THE REQUEST |
Find each line with the string "this" and copy it.

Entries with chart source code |
^^^^^^^^

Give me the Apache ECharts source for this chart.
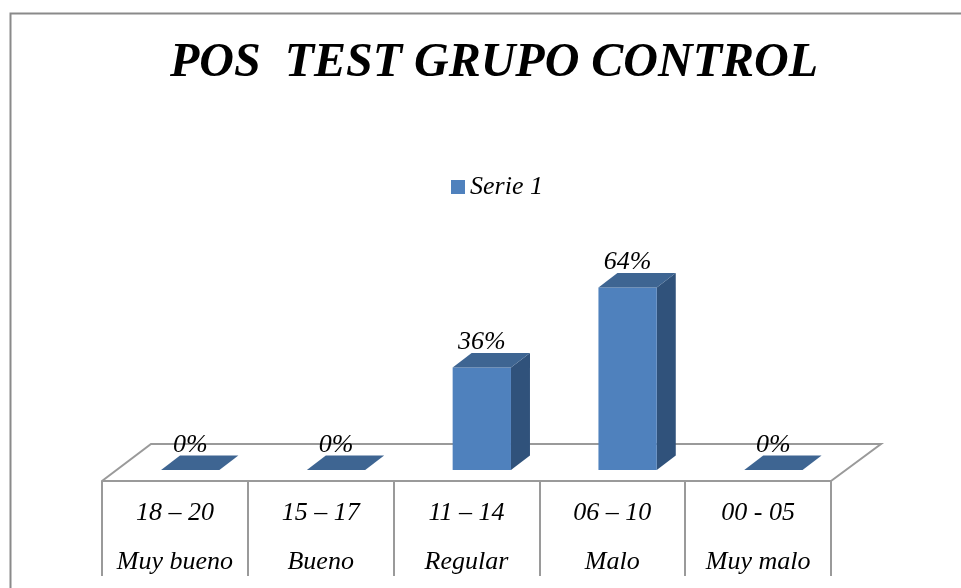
<!DOCTYPE html>
<html>
<head>
<meta charset="utf-8">
<style>html,body{margin:0;padding:0;background:#fff}#c{width:961px;height:588px}</style>
<script src="https://cdn.jsdelivr.net/npm/echarts@6/dist/echarts.min.js"></script>
</head>
<body>
<div id="c"></div>
<script>
var ranges = ['18 – 20', '15 – 17', '11 – 14', '06 – 10', '00 - 05'];
var grades = ['Muy bueno', 'Bueno', 'Regular', 'Malo', 'Muy malo'];
var values = [0, 0, 36, 64, 0];
var seriesName = 'Serie 1';
var titleText = 'POS  TEST GRUPO CONTROL';

var serif = '"Liberation Serif", "Times New Roman", serif';
var categories = ranges.map(function (r, i) { return r + '\n' + grades[i]; });
var gridColor = '#9a9a9a';
var FRONT = '#4f81bd', TOP = '#3e6592', SIDE = '#30527b';

function renderBar(params, api) {
  var i = api.value(0), v = api.value(1);
  var base = api.coord([i, 0]);
  var tip = api.coord([i, v]);
  var band = api.size([1, 0])[0];
  var w = band * 0.4;
  var dx = 19, dy = -14.5;
  var off = band * 0.105;
  var x0 = base[0] + off - w / 2, x1 = x0 + w;
  var yb = base[1], yt = tip[1];
  var children = [];
  if (v > 0) {
    children.push({ type: 'polygon', shape: { points: [[x1, yb], [x1 + dx, yb + dy], [x1 + dx, yt + dy], [x1, yt]] }, style: { fill: SIDE } });
    children.push({ type: 'rect', shape: { x: x0, y: yt, width: w, height: yb - yt }, style: { fill: FRONT } });
  }
  children.push({ type: 'polygon', shape: { points: [[x0, yt], [x1, yt], [x1 + dx, yt + dy], [x0 + dx, yt + dy]] }, style: { fill: TOP } });
  children.push({
    type: 'text', z2: 10,
    style: {
      x: (x0 + x1) / 2, y: yt - 25, text: v + '%', align: 'center', verticalAlign: 'middle',
      font: 'italic 26px ' + serif, fill: '#000'
    }
  });
  return { type: 'group', children: children };
}

var chart = echarts.init(document.getElementById('c'), null, { renderer: 'canvas' });
chart.setOption({
  animation: false,
  backgroundColor: '#fff',
  title: {
    text: titleText, left: 489, top: 35, textAlign: 'center',
    textStyle: { fontFamily: serif, fontStyle: 'italic', fontWeight: 'bold', fontSize: 48, color: '#000' }
  },
  legend: {
    data: [seriesName], left: 446, top: 169, itemWidth: 14, itemHeight: 14, itemGap: 5,
    icon: 'rect', textStyle: { fontFamily: serif, fontStyle: 'italic', fontSize: 26, color: '#000' }
  },
  grid: { left: 102, width: 729, top: 185, height: 296, outerBoundsMode: 'none' },
  xAxis: {
    type: 'category', data: categories, position: 'bottom',
    axisLine: { onZero: false, lineStyle: { color: gridColor, width: 2 } },
    axisTick: { show: true, length: 95, lineStyle: { color: gridColor, width: 2 } },
    axisLabel: {
      margin: 8, fontFamily: serif, fontStyle: 'italic', fontSize: 26, color: '#000',
      lineHeight: 49, interval: 0
    }
  },
  yAxis: { type: 'value', min: -3.85, max: 100, show: false },
  graphic: [
    { type: 'polyline', z: 0, silent: true, shape: { points: [[10.5, 588], [10.5, 13.5], [961, 13.5]] }, style: { fill: null, stroke: '#8a8a8a', lineWidth: 2 } },
    { type: 'polyline', z: 0, silent: true, shape: { points: [[102, 481], [151, 444], [881, 444], [831, 481]] }, style: { fill: null, stroke: gridColor, lineWidth: 2 } }
  ],
  series: [{
    name: seriesName, type: 'custom', coordinateSystem: 'cartesian2d',
    itemStyle: { color: FRONT }, encode: { x: 0, y: 1 }, clip: false,
    data: values.map(function (v, i) { return [i, v]; }),
    renderItem: renderBar
  }]
});
</script>
</body>
</html>
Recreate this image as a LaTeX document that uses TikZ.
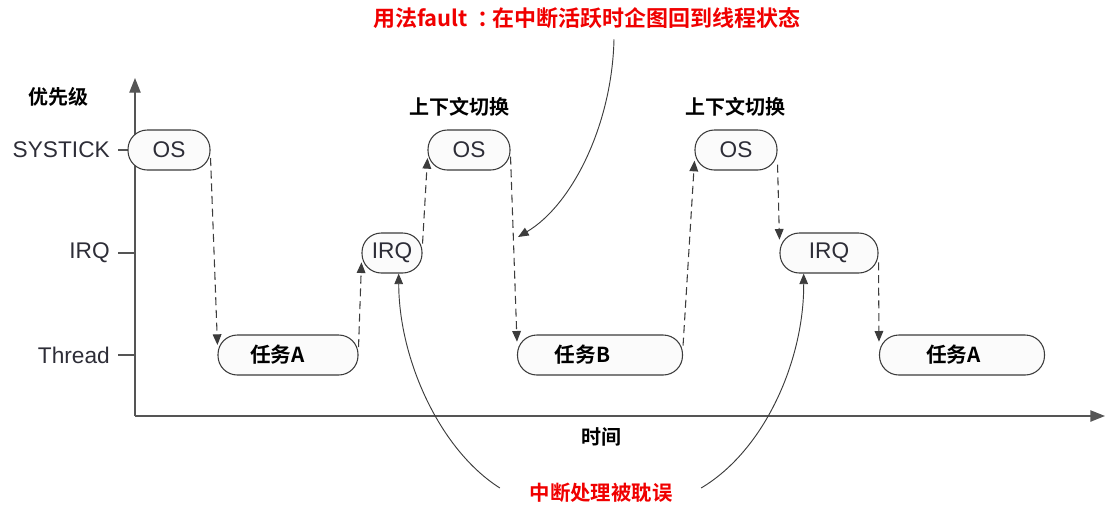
\documentclass[tikz,border=0pt]{standalone}
\usepackage{fontspec}
\setmainfont{Liberation Sans}
\newfontfamily\cjk{Noto Sans CJK SC}[BoldFont={Noto Sans CJK SC Bold}]
\usetikzlibrary{arrows.meta, calc}
\definecolor{linegray}{RGB}{60,60,60}
\definecolor{axisgray}{RGB}{85,85,85}
\definecolor{labelgray}{RGB}{45,45,55}
\definecolor{notered}{RGB}{240,0,0}

\begin{document}
\begin{tikzpicture}[x=0.75pt, y=-0.75pt,
  statebox/.style={draw=linegray, line width=0.8pt, fill=gray!3, rounded corners=14.5pt, minimum height=30pt, inner sep=0pt, text=labelgray, font=\fontsize{17pt}{20pt}\selectfont},
  taskbox/.style={statebox, text=black, font=\cjk\bfseries\fontsize{15.5pt}{18pt}\selectfont},
  levellabel/.style={anchor=east, inner xsep=0pt, text=labelgray, font=\fontsize{17pt}{20pt}\selectfont},
  cnlabel/.style={font=\cjk\bfseries\fontsize{15pt}{18pt}\selectfont},
  notelabel/.style={text=notered, font=\cjk\bfseries\fontsize{16.5pt}{19pt}\selectfont},
  flow/.style={draw=linegray, line width=0.8pt, dash pattern=on 6pt off 3.5pt, -{Triangle[length=8pt,width=6.5pt]}},
  pointer/.style={draw=linegray, line width=0.7pt, -{Triangle[length=8pt,width=6.5pt]}},
  axisline/.style={draw=axisgray, line width=1pt, -{Triangle[length=11pt,width=8.5pt]}}
]
  \useasboundingbox (0,0) rectangle (1105,504);

  % axes and ticks
  \coordinate (origin) at (135,416);
  \draw[axisline] (origin) -- (135,78);
  \draw[axisline] (origin) -- (1105,416);
  \foreach \yy in {150,253,355}
    \draw[axisgray, line width=0.8pt] (118,\yy) -- (135,\yy);

  \node[cnlabel] (prio) at (58,97) {优先级};
  \node[levellabel] (systick) at (110,150) {SYSTICK};
  \node[levellabel] (irqlvl) at (110,253) {IRQ};
  \node[levellabel] (thread) at (110,355) {Thread};
  \node[cnlabel] (time) at (601,437) {时间};

  % states
  \node[statebox, minimum width=61.5pt] (os1) at (169,150) {OS};
  \node[taskbox, minimum width=105pt] (taska) at (288,355) {任务A\kern16pt};
  \node[statebox, minimum width=45pt] (irq1) at (392,253) {IRQ};
  \node[statebox, minimum width=61.5pt] (os2) at (469,150) {OS};
  \node[taskbox, minimum width=123.75pt] (taskb) at (600,355) {任务B\kern26pt};
  \node[statebox, minimum width=61.5pt] (os3) at (736,150) {OS};
  \node[statebox, minimum width=73.5pt] (irq2) at (829,253) {IRQ};
  \node[taskbox, minimum width=123.75pt] (taska2) at (962,355) {任务A\kern13pt};

  \node[cnlabel] (switch1) at (459,107) {上下文切换};
  \node[cnlabel] (switch2) at (735,107) {上下文切换};

  % transitions
  \draw[flow] ([yshift=-6pt]os1.east) -- ([yshift=7.5pt]taska.west);
  \draw[flow] ([yshift=6pt]taska.east) -- ([yshift=-7pt]irq1.west);
  \draw[flow] ([yshift=7pt]irq1.east) -- ([yshift=-6pt]os2.west);
  \draw[flow] ([yshift=-5pt]os2.east) -- ([yshift=10pt]taskb.west);
  \draw[flow] ([yshift=7pt]taskb.east) -- ([yshift=-8pt]os3.west);
  \draw[flow] ([yshift=-11pt]os3.east) -- ([yshift=10pt]irq2.west);
  \draw[flow] ([yshift=-7pt]irq2.east) -- ([yshift=10pt]taska2.west);

  % notes
  \node[notelabel] (fault) at (587,18) {用法fault\kern7pt：\kern-5pt在中断活跃时企图回到线程状态};
  \node[notelabel, font=\cjk\bfseries\fontsize{15.3pt}{18pt}\selectfont] (delay) at (601,493) {中断处理被耽误};
  \coordinate (hit) at (518,237);
  \draw[pointer] ($(fault.south)+(27,6)$) .. controls (612,125) and (572,205) .. (hit);
  \draw[pointer] ($(delay.west)+(-25,-5)$) .. controls (440,450) and (399,360) .. ([xshift=5pt]irq1.south);
  \draw[pointer] ($(delay.east)+(24,-5)$) .. controls (765,450) and (804,360) .. ([xshift=-19pt]irq2.south);
\end{tikzpicture}
\end{document}
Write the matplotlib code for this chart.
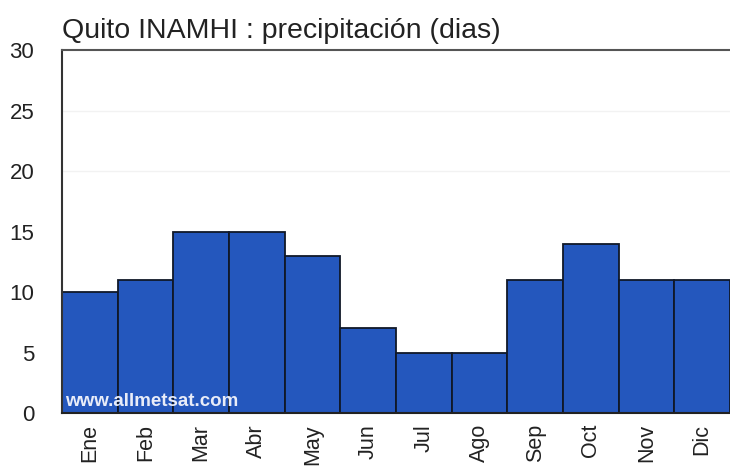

^^^^^^^^

COMPLETED TASK |
Give me the Apache ECharts source for this chart.
Recreate this image as a LaTeX document that uses TikZ.
Write the matplotlib code for this chart.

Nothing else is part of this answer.